Por Plínio Vicente da Silva

Quando cheguei ao Jornal da Cidade, de Jundiaí, em 1970, era ainda um foca no impresso, embora já com alguns anos de rádio. Por não saber sobre os costumes que imperavam nas redações, claro que não consegui me livrar do tradicional batismo, ritual que, inclusive, eu desconhecia. Entretanto, não posso negar que o que fizeram comigo foi o bê-á-bá de um aprendizado o qual, sem falsa modéstia, continuo perseguindo até hoje já na reta final desta minha longa jornada.

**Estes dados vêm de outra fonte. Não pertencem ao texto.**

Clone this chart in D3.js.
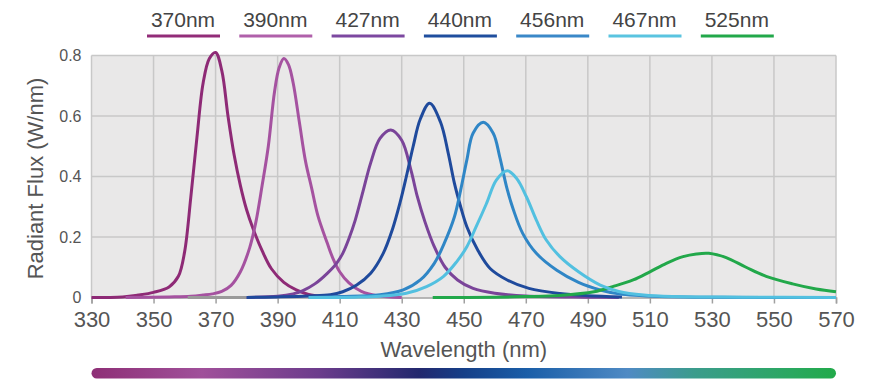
<!DOCTYPE html>
<html>
<head>
<meta charset="utf-8">
<script src="https://cdn.jsdelivr.net/npm/d3@7"></script>
<style>
  body { margin: 0; background: #fff; }
  svg { font-family: Arial, "Liberation Sans", sans-serif; }
</style>
</head>
<body>
<svg id="chart"></svg>
<script>
var w = 880, h = 390;
var margin = {left: 91.5, right: 44, top: 55.5, bottom: 92.5};

// legend / series labels
var labels = ["370nm", "390nm", "427nm", "440nm", "456nm", "467nm", "525nm"];
var colors = ["#8e2a76", "#a552a0", "#7a4499", "#1f4a9c", "#2f86c6", "#52c0e0", "#22a84a"];
var legendColors = ["#922c78", "#b060aa", "#7c48a0", "#1f4e9e", "#3a88c8", "#5ac4e0", "#22a84a"];

// wavelength (nm) and radiant flux (W/nm)
var wl370 = [330, 340, 345, 350, 355, 358, 360, 362, 364, 366, 368, 370, 372, 374, 376, 378, 380, 382, 385, 388, 392, 396, 400, 405, 410];
var fx370 = [0, 0.002, 0.008, 0.017, 0.035, 0.07, 0.15, 0.33, 0.53, 0.71, 0.79, 0.81, 0.75, 0.6, 0.47, 0.37, 0.29, 0.23, 0.155, 0.095, 0.05, 0.025, 0.01, 0.003, 0];

var wl390 = [341, 355, 362, 366, 369, 372, 375, 378, 381, 383, 385, 387, 389, 390.5, 392, 393.5, 395, 397, 399, 401, 403, 406, 408, 410, 413, 417, 422, 430];
var fx390 = [0, 0.002, 0.004, 0.008, 0.012, 0.02, 0.04, 0.085, 0.165, 0.25, 0.37, 0.5, 0.68, 0.76, 0.79, 0.77, 0.71, 0.58, 0.45, 0.36, 0.27, 0.18, 0.125, 0.085, 0.048, 0.02, 0.006, 0];

var wlGray = [361, 380];
var fxGray = [0, 0];

var wl427 = [380, 390, 395, 398, 402, 406, 409, 411, 413, 415, 417.5, 420, 423, 426.5, 430, 433, 435, 437.5, 440.5, 444, 448, 453, 460, 470, 490, 500];
var fx427 = [0, 0.004, 0.012, 0.022, 0.045, 0.08, 0.113, 0.146, 0.195, 0.255, 0.35, 0.445, 0.526, 0.554, 0.52, 0.42, 0.335, 0.25, 0.168, 0.1, 0.058, 0.03, 0.014, 0.005, 0.001, 0];

var wl440 = [380, 390, 400, 407, 411, 415.5, 420, 424, 427, 429.5, 431.5, 433.7, 436, 439, 442.5, 445, 447, 449, 451, 454.5, 458.5, 464, 471, 481, 490, 501];
var fx440 = [0, 0.002, 0.005, 0.009, 0.019, 0.041, 0.08, 0.145, 0.225, 0.315, 0.4, 0.5, 0.59, 0.642, 0.58, 0.477, 0.377, 0.3, 0.234, 0.157, 0.096, 0.058, 0.03, 0.013, 0.006, 0.002];

var wl456 = [400, 410, 423, 430.5, 436, 440.5, 443.7, 447, 449, 451, 453, 456.3, 459.5, 461.6, 463.8, 466, 469, 473.4, 480, 487, 494, 500, 513, 530, 570];
var fx456 = [0, 0.003, 0.009, 0.025, 0.058, 0.113, 0.179, 0.267, 0.355, 0.455, 0.543, 0.579, 0.543, 0.465, 0.366, 0.29, 0.212, 0.146, 0.09, 0.05, 0.025, 0.012, 0.003, 0.001, 0];

var wl467 = [400, 415, 423, 431.5, 438, 443.4, 447.7, 451, 454, 457.3, 460.5, 464, 467, 470.2, 473.4, 476.6, 481, 487, 494, 500, 508, 518, 540, 570];
var fx467 = [0, 0.001, 0.004, 0.014, 0.036, 0.069, 0.118, 0.168, 0.234, 0.31, 0.388, 0.419, 0.394, 0.333, 0.256, 0.19, 0.135, 0.085, 0.041, 0.02, 0.008, 0.003, 0.001, 0];

var wl525 = [440, 460, 470, 481, 492, 498, 504.6, 510, 515.3, 520.7, 525, 529, 534.6, 541, 547.5, 556, 563.6, 570];
var fx525 = [0, 0.001, 0.003, 0.007, 0.019, 0.036, 0.058, 0.085, 0.113, 0.135, 0.144, 0.146, 0.132, 0.1, 0.07, 0.045, 0.028, 0.019];

var xTicks = [330, 350, 370, 390, 410, 430, 450, 470, 490, 510, 530, 550, 570];
var yTicks = [0, 0.2, 0.4, 0.6, 0.8];

// spectrum bar under the axis
var barStops = [0, 0.148, 0.305, 0.44, 0.5, 0.585, 0.72, 0.81, 0.94, 1];
var barColors = ["#8e2f76", "#a0509a", "#6c3c8c", "#23286e", "#153f88", "#1a5ea8", "#4f8ac4", "#3b9c8c", "#2aa860", "#22aa4a"];

var series = [
  {wl: wl370, fx: fx370, color: colors[0]},
  {wl: wl390, fx: fx390, color: colors[1]},
  {wl: wlGray, fx: fxGray, color: "#9a9a9a"},
  {wl: wl427, fx: fx427, color: colors[2]},
  {wl: wl440, fx: fx440, color: colors[3]},
  {wl: wl456, fx: fx456, color: colors[4]},
  {wl: wl525, fx: fx525, color: colors[6]},
  {wl: wl467, fx: fx467, color: colors[5]}
];

var svg = d3.select("#chart").attr("width", w).attr("height", h);

var x = d3.scaleLinear().domain([330, 570]).range([margin.left, w - margin.right]);
var y = d3.scaleLinear().domain([0, 0.8]).range([h - margin.bottom, margin.top]);

var y0 = y(0);

// plot background
svg.append("rect")
  .attr("x", x(330)).attr("y", y(0.8))
  .attr("width", x(570) - x(330)).attr("height", y0 - y(0.8))
  .attr("fill", "#e9e8e8");

// grid
svg.append("g").selectAll("line").data(xTicks).enter().append("line")
  .attr("x1", function(d) { return x(d); }).attr("x2", function(d) { return x(d); })
  .attr("y1", y(0.8)).attr("y2", y0)
  .attr("stroke", "#c8c8c8").attr("stroke-width", 1.5);
svg.append("g").selectAll("line").data(yTicks.slice(1)).enter().append("line")
  .attr("x1", x(330)).attr("x2", x(570))
  .attr("y1", function(d) { return y(d); }).attr("y2", function(d) { return y(d); })
  .attr("stroke", "#c8c8c8").attr("stroke-width", 1.5);

// x axis
var xAxis = svg.append("g")
  .attr("transform", "translate(0," + y0 + ")")
  .call(d3.axisBottom(x).tickValues(xTicks).tickSize(6).tickPadding(8).tickFormat(d3.format("d")));
xAxis.select(".domain").attr("stroke", "#a0a0a0").attr("stroke-width", 1.5);
xAxis.selectAll(".tick line").attr("stroke", "#a0a0a0").attr("stroke-width", 1.5);
xAxis.selectAll("text").attr("fill", "#555").style("font-size", "22px");

// y axis labels
var yAxis = svg.append("g")
  .attr("transform", "translate(" + x(330) + ",0)")
  .call(d3.axisLeft(y).tickValues(yTicks).tickSize(0).tickPadding(10)
    .tickFormat(function(d) { return d === 0 ? "0" : d3.format(".1f")(d); }));
yAxis.select(".domain").remove();
yAxis.selectAll("text").attr("fill", "#555").style("font-size", "16px");

// curves
var line = d3.line()
  .x(function(d) { return x(d[0]); })
  .y(function(d) { return Math.min(y0, y(d[1])); })
  .curve(d3.curveCatmullRom.alpha(0.5));

svg.append("g").selectAll("path").data(series).enter().append("path")
  .attr("d", function(s) { return line(d3.zip(s.wl, s.fx)); })
  .attr("fill", "none")
  .attr("stroke", function(s) { return s.color; })
  .attr("stroke-width", 3)
  .attr("stroke-linejoin", "round");

// axis titles
svg.append("text")
  .attr("x", (x(330) + x(570)) / 2).attr("y", 357)
  .attr("text-anchor", "middle").attr("fill", "#555")
  .style("font-size", "22px")
  .text("Wavelength (nm)");

svg.append("text")
  .attr("transform", "translate(43," + ((y(0.8) + y0) / 2 + 2) + ")rotate(-90)")
  .attr("text-anchor", "middle").attr("fill", "#555")
  .style("font-size", "22px")
  .text("Radiant Flux (W/nm)");

// legend
var legend = svg.append("g").selectAll("g").data(labels).enter().append("g")
  .attr("transform", function(d, i) { return "translate(" + (147 + i * 92.3) + ",0)"; });
legend.append("text")
  .attr("x", 36).attr("y", 27)
  .attr("text-anchor", "middle").attr("fill", "#444")
  .style("font-size", "21px")
  .text(function(d) { return d; });
legend.append("line")
  .attr("x1", 0).attr("x2", 73).attr("y1", 36).attr("y2", 36)
  .attr("stroke", function(d, i) { return legendColors[i]; })
  .attr("stroke-width", 3);

// spectrum bar
var grad = svg.append("defs").append("linearGradient").attr("id", "spectrum");
grad.selectAll("stop").data(barStops).enter().append("stop")
  .attr("offset", function(d) { return d; })
  .attr("stop-color", function(d, i) { return barColors[i]; });
svg.append("rect")
  .attr("x", x(330)).attr("y", 368)
  .attr("width", x(570) - x(330)).attr("height", 10.5)
  .attr("rx", 5.25)
  .attr("fill", "url(#spectrum)");
</script>
</body>
</html>
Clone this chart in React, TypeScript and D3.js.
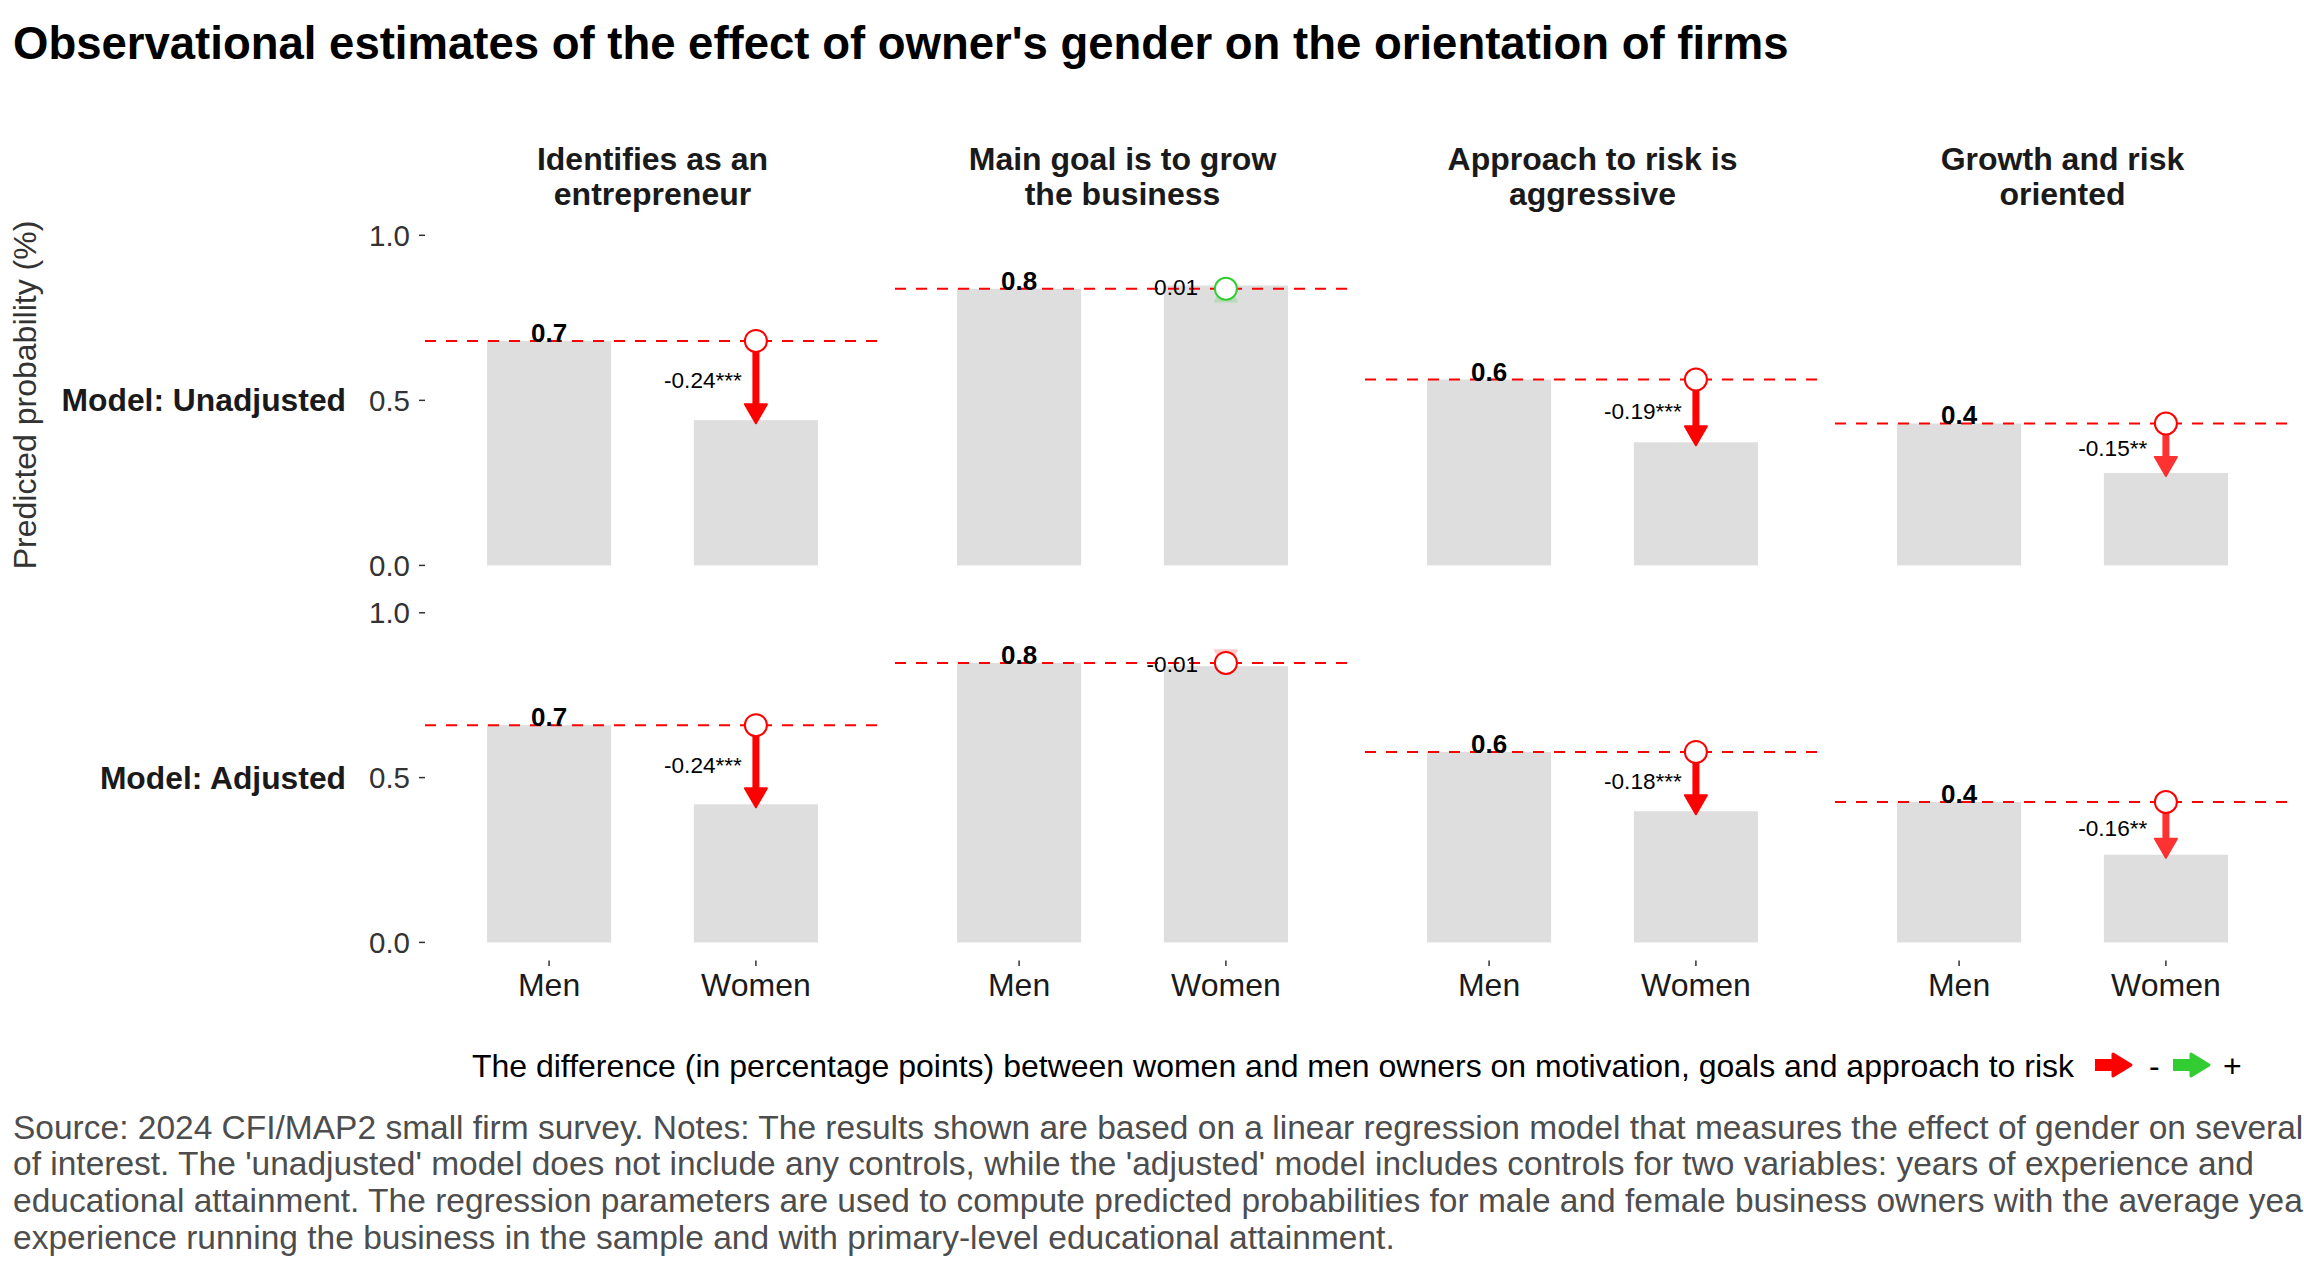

Pois bem. Fui levado para o impresso pelo saudoso Ademir Fernandes. Depois, ele e o também saudoso Sandro Vaia foram verdadeiramente meus primeiros mestres, os quais, embora eu tenha concluído apenas o ensino primário de um grupo escolar, portanto sem nível acadêmico, me formaram em jornalismo. Contratado pelo JC como redator de Esportes, começava a cumprir minhas tarefas a partir das duas da tarde, quando chegava para começar a fechar as duas páginas da editoria. Num sábado – o jornal não funcionava aos domingos −, Ademir me pediu para que na segunda-feira levasse um quilo de bodoni como presente para os colegas. Nunca ouvira falar e ele me explicou: era um produto que poderia comprar em qualquer padaria da cidade.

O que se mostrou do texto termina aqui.